> _EXERCISE BRIEF_
Copy every line that mentions the word "chart".
::::::
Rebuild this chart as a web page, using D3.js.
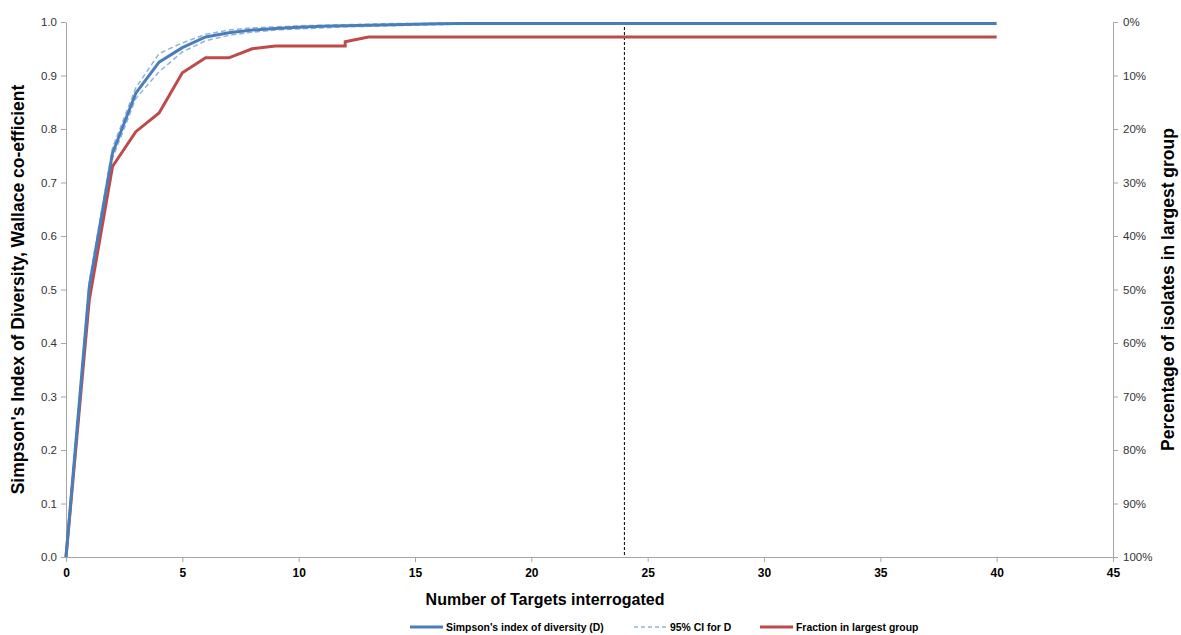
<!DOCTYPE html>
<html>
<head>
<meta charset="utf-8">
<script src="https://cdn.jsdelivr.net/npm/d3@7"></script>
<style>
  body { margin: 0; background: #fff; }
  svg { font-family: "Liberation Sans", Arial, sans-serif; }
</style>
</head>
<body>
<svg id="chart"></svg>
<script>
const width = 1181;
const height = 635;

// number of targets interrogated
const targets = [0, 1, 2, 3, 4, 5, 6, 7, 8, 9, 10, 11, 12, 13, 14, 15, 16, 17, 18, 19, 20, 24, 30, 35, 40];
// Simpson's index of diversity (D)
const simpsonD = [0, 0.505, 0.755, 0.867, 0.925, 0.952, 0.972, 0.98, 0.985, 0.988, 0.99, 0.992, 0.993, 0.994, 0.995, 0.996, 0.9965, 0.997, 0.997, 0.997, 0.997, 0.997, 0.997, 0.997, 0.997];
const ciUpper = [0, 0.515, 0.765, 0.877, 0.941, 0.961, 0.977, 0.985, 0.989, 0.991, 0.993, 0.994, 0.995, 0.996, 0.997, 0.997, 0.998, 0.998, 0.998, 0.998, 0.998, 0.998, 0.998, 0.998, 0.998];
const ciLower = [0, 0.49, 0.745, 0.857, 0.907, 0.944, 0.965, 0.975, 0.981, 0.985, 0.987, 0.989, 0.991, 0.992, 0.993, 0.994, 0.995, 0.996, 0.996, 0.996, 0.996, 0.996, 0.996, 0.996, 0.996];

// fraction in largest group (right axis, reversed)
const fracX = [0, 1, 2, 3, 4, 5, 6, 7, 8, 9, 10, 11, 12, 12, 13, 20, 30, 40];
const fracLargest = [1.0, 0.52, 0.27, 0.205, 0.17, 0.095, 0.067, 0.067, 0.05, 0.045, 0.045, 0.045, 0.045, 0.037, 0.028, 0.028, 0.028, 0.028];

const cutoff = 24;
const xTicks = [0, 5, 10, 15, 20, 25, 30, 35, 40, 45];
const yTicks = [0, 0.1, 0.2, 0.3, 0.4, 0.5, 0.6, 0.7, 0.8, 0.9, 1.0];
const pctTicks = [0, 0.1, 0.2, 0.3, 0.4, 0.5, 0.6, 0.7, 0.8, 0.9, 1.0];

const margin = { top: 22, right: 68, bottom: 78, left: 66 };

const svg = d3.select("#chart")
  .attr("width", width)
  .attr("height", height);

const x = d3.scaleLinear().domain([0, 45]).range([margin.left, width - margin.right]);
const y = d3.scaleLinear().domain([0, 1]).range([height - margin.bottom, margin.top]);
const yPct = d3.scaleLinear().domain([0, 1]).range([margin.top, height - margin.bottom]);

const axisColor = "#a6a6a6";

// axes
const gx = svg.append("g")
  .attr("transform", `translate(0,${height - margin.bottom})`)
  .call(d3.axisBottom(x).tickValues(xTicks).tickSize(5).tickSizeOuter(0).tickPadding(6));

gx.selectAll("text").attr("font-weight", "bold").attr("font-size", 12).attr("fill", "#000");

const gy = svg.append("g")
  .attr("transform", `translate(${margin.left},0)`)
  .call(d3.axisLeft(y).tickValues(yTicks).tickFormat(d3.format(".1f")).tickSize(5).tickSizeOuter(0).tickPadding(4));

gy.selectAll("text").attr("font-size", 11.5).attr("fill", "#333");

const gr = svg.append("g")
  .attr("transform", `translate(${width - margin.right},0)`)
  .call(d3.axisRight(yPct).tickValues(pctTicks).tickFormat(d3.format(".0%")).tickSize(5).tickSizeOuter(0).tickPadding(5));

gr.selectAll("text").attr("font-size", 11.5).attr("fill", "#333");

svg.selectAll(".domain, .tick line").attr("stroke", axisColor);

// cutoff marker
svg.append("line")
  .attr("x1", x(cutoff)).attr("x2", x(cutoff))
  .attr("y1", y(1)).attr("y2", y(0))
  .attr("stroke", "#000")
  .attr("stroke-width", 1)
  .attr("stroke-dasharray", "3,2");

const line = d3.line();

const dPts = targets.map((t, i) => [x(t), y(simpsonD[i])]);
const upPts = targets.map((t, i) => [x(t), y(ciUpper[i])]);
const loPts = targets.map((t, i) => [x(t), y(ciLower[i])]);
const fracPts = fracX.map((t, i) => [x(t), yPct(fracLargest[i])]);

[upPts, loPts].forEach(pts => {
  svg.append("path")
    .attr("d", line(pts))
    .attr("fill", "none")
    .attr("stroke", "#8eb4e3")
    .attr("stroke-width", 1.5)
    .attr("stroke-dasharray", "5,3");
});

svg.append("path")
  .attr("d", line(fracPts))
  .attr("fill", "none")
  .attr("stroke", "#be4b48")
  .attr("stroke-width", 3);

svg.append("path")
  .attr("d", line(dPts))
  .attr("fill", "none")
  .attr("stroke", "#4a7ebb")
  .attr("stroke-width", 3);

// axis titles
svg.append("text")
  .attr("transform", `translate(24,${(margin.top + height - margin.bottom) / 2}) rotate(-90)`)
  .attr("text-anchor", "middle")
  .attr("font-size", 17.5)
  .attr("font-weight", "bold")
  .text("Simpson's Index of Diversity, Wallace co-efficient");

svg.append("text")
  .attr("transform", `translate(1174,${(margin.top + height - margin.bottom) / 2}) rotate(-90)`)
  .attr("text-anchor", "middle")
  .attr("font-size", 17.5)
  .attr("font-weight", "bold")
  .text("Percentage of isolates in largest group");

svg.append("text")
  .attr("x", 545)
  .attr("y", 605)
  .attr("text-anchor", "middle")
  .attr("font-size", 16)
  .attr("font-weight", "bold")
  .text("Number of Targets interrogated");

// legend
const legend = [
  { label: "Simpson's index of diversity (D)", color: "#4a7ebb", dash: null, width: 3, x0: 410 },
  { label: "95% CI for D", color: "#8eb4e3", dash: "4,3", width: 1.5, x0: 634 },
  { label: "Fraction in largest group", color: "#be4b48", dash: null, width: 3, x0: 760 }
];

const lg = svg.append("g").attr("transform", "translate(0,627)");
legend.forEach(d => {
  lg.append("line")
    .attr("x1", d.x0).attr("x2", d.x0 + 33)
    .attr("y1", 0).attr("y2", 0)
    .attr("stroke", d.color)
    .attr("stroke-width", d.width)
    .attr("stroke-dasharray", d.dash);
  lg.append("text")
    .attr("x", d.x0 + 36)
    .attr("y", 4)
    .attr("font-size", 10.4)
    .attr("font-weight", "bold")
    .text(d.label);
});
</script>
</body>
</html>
::::::
> _EXPECTED ANSWER_
Rebuild this chart as a web page, using D3.js.
<svg id="chart"></svg>
const svg = d3.select("#chart")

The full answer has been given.